╭─ Source material

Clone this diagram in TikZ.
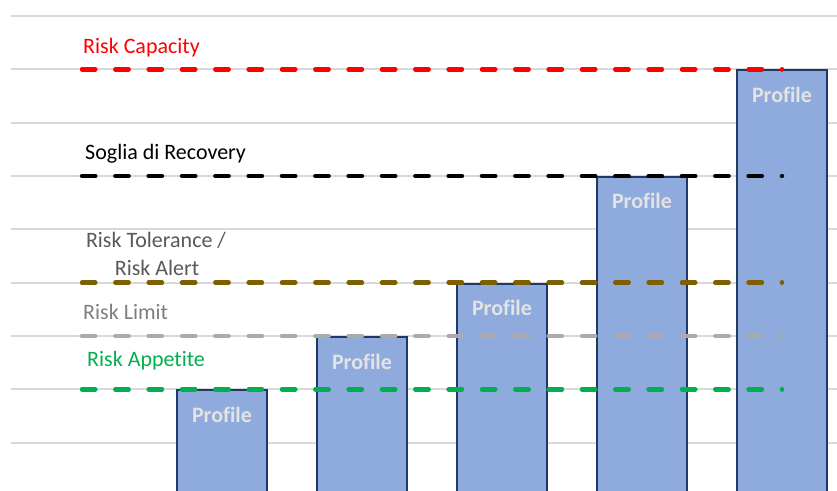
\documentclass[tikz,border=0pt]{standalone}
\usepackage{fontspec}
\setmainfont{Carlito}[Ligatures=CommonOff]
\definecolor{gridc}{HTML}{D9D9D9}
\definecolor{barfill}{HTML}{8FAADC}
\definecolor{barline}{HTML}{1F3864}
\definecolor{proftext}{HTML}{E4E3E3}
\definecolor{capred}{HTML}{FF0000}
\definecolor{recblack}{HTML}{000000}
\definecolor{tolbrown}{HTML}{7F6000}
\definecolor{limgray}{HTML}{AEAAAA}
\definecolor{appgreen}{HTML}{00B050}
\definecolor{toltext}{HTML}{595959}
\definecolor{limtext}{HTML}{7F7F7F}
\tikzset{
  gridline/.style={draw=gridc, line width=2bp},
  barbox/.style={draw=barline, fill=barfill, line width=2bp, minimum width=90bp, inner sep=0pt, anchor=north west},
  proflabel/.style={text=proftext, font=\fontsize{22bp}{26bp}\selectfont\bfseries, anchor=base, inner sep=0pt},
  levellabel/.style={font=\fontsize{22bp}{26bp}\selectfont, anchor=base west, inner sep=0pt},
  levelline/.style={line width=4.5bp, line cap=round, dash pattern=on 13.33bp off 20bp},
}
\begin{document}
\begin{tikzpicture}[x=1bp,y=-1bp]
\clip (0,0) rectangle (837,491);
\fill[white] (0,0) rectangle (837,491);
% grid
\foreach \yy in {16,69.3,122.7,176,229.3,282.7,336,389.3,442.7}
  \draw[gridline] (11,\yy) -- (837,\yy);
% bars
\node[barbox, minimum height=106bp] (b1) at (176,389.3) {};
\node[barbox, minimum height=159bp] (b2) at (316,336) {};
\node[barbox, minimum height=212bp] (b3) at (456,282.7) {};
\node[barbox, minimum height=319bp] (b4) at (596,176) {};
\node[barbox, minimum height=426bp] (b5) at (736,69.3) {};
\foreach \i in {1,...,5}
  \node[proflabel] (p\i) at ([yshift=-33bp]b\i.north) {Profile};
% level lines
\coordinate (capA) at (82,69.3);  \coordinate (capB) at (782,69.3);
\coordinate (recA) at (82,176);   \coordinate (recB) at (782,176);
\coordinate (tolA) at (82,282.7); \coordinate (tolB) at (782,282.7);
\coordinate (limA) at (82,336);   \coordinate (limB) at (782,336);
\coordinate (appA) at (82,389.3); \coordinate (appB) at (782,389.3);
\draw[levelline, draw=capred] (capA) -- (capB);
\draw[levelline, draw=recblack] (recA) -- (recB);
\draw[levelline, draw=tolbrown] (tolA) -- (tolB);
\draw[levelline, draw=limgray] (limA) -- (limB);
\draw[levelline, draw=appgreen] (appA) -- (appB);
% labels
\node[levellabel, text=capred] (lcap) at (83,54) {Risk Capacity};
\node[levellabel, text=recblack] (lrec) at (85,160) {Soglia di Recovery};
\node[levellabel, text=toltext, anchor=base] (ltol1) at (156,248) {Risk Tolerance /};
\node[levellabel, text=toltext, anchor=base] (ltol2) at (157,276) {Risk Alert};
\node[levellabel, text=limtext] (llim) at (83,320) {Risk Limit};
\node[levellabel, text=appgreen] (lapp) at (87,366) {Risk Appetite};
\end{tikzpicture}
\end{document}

╰─

Your instructions
Repeat the listing verbatim. Skip the pictures.

Worked solution
Clone this diagram in TikZ.
\documentclass[tikz,border=0pt]{standalone}
\usepackage{fontspec}
\setmainfont{Carlito}[Ligatures=CommonOff]
\definecolor{gridc}{HTML}{D9D9D9}
\definecolor{barfill}{HTML}{8FAADC}
\definecolor{barline}{HTML}{1F3864}
\definecolor{proftext}{HTML}{E4E3E3}
\definecolor{capred}{HTML}{FF0000}
\definecolor{recblack}{HTML}{000000}
\definecolor{tolbrown}{HTML}{7F6000}
\definecolor{limgray}{HTML}{AEAAAA}
\definecolor{appgreen}{HTML}{00B050}
\definecolor{toltext}{HTML}{595959}
\definecolor{limtext}{HTML}{7F7F7F}
\tikzset{
  gridline/.style={draw=gridc, line width=2bp},
  barbox/.style={draw=barline, fill=barfill, line width=2bp, minimum width=90bp, inner sep=0pt, anchor=north west},
  proflabel/.style={text=proftext, font=\fontsize{22bp}{26bp}\selectfont\bfseries, anchor=base, inner sep=0pt},
  levellabel/.style={font=\fontsize{22bp}{26bp}\selectfont, anchor=base west, inner sep=0pt},
  levelline/.style={line width=4.5bp, line cap=round, dash pattern=on 13.33bp off 20bp},
}
\begin{document}
\begin{tikzpicture}[x=1bp,y=-1bp]
\clip (0,0) rectangle (837,491);
\fill[white] (0,0) rectangle (837,491);
% grid
\foreach \yy in {16,69.3,122.7,176,229.3,282.7,336,389.3,442.7}
  \draw[gridline] (11,\yy) -- (837,\yy);
% bars
\node[barbox, minimum height=106bp] (b1) at (176,389.3) {};
\node[barbox, minimum height=159bp] (b2) at (316,336) {};
\node[barbox, minimum height=212bp] (b3) at (456,282.7) {};
\node[barbox, minimum height=319bp] (b4) at (596,176) {};
\node[barbox, minimum height=426bp] (b5) at (736,69.3) {};
\foreach \i in {1,...,5}
  \node[proflabel] (p\i) at ([yshift=-33bp]b\i.north) {Profile};
% level lines
\coordinate (capA) at (82,69.3);  \coordinate (capB) at (782,69.3);
\coordinate (recA) at (82,176);   \coordinate (recB) at (782,176);
\coordinate (tolA) at (82,282.7); \coordinate (tolB) at (782,282.7);
\coordinate (limA) at (82,336);   \coordinate (limB) at (782,336);
\coordinate (appA) at (82,389.3); \coordinate (appB) at (782,389.3);
\draw[levelline, draw=capred] (capA) -- (capB);
\draw[levelline, draw=recblack] (recA) -- (recB);
\draw[levelline, draw=tolbrown] (tolA) -- (tolB);
\draw[levelline, draw=limgray] (limA) -- (limB);
\draw[levelline, draw=appgreen] (appA) -- (appB);
% labels
\node[levellabel, text=capred] (lcap) at (83,54) {Risk Capacity};
\node[levellabel, text=recblack] (lrec) at (85,160) {Soglia di Recovery};
\node[levellabel, text=toltext, anchor=base] (ltol1) at (156,248) {Risk Tolerance /};
\node[levellabel, text=toltext, anchor=base] (ltol2) at (157,276) {Risk Alert};
\node[levellabel, text=limtext] (llim) at (83,320) {Risk Limit};
\node[levellabel, text=appgreen] (lapp) at (87,366) {Risk Appetite};
\end{tikzpicture}
\end{document}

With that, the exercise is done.